Ingredients

The following ingredients have 4 Servings
  • 1 tbsp Vegetable Oil
  • 400 g Stewing Beef Chunks
  • 1 Onion (chopped)
  • 2 Carrots (chopped)
  • 3 cloves Garlic (crushed)
  • 2 Potatoes (peeled and chopped)
  • 200 ml Red Wine
  • 1.7 litres Beef Stock
  • 1 sprig Rosemary
  • 1 Bay Leaf
  • 125 g Plain Flour (plus extra for dusting)
  • 1 tsp baking powder
  • pinch Salt
  • 60 g Suet
  • Water (to make a dough)

Instruction

  • Heat the vegetable oil in a soup pot on a high heat until beginning to smoke. Add the beef and fry until browned on all sides. Use a slotted spoon to remove the beef from the pot. Add the onion, carrot and garlic and fry for about 5 minutes until softened and beginning to brown.
  • Remove the vegetables from the pot. Pour in the stock and the wine and bring to a boil.

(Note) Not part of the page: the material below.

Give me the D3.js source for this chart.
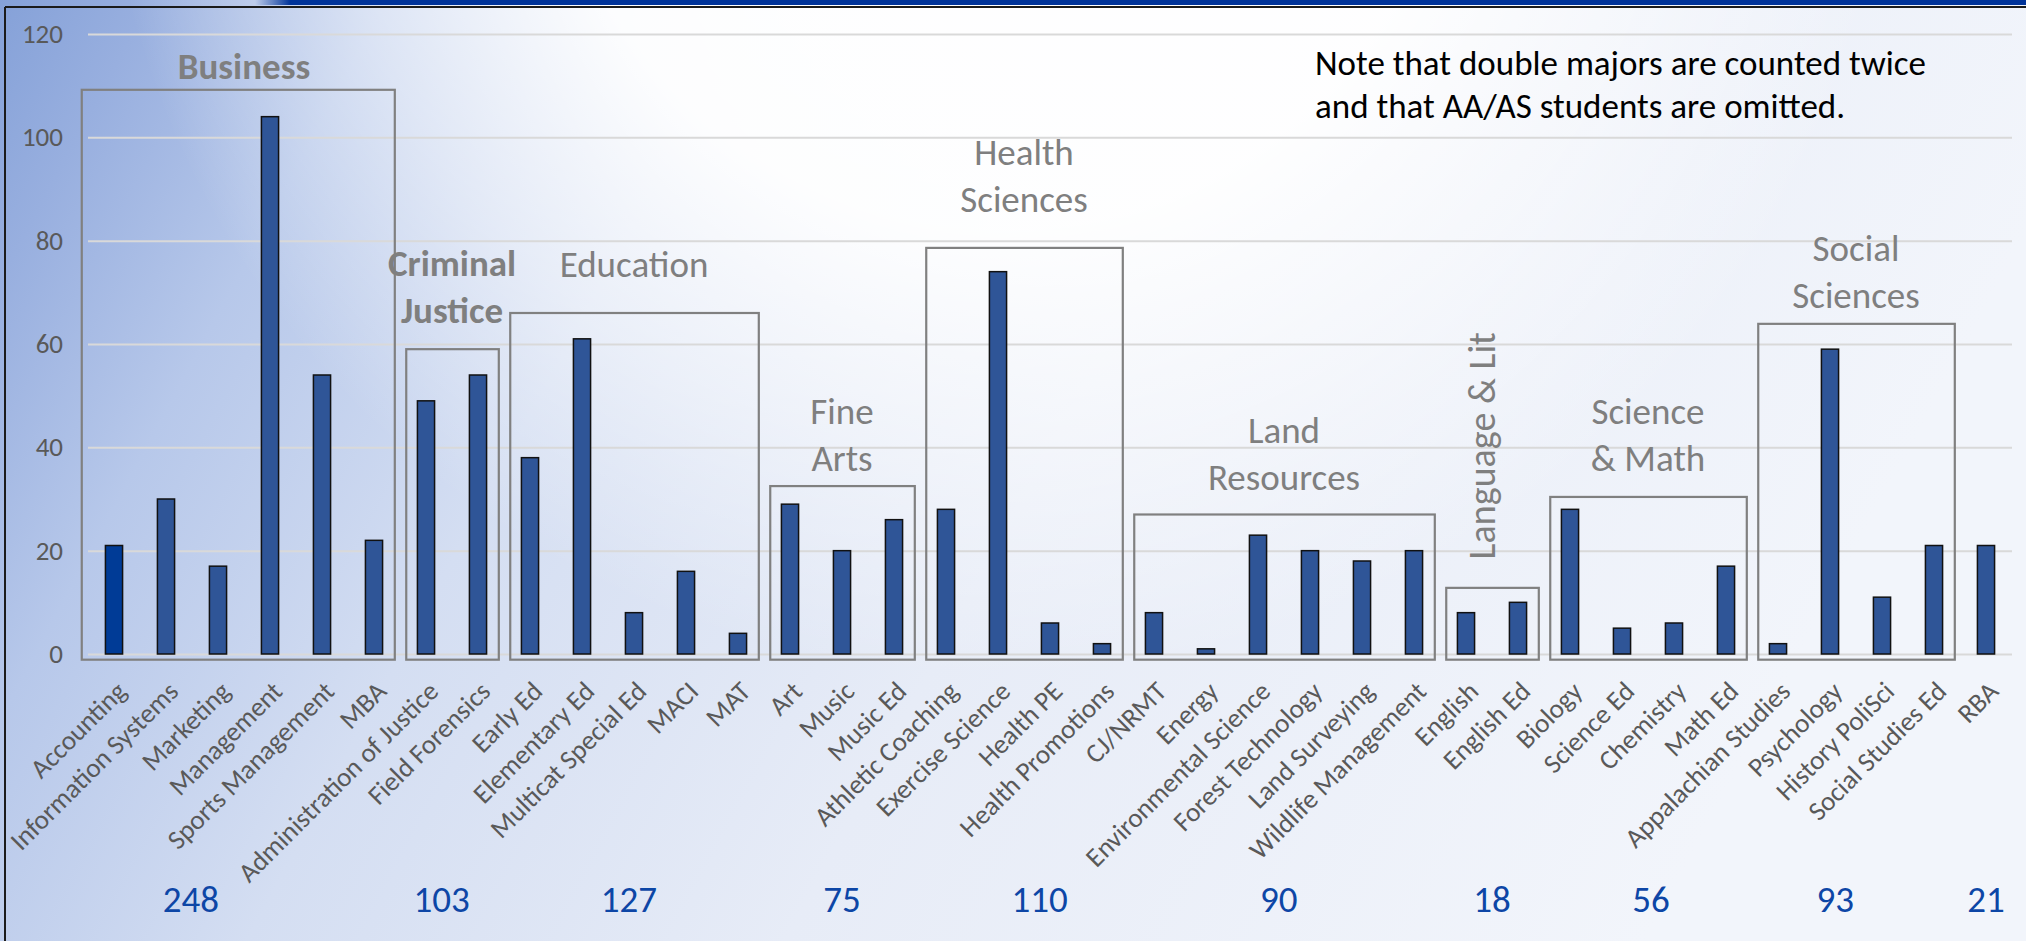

Return the beef and vegetables to the pot and simmer for an hour. Then add the potatoes and simmer for another ten minutes before adding the dumplings.
  • For the dumplings, sift the flour, baking powder and salt into a bowl. Add the suet and enough water to form a thick dough. With floured hands, roll spoonfuls of the dough into small balls.
  • Drop the dumplings on top of the soup and cover the pot. Simmer for another 20 minutes until cooked through. Serve.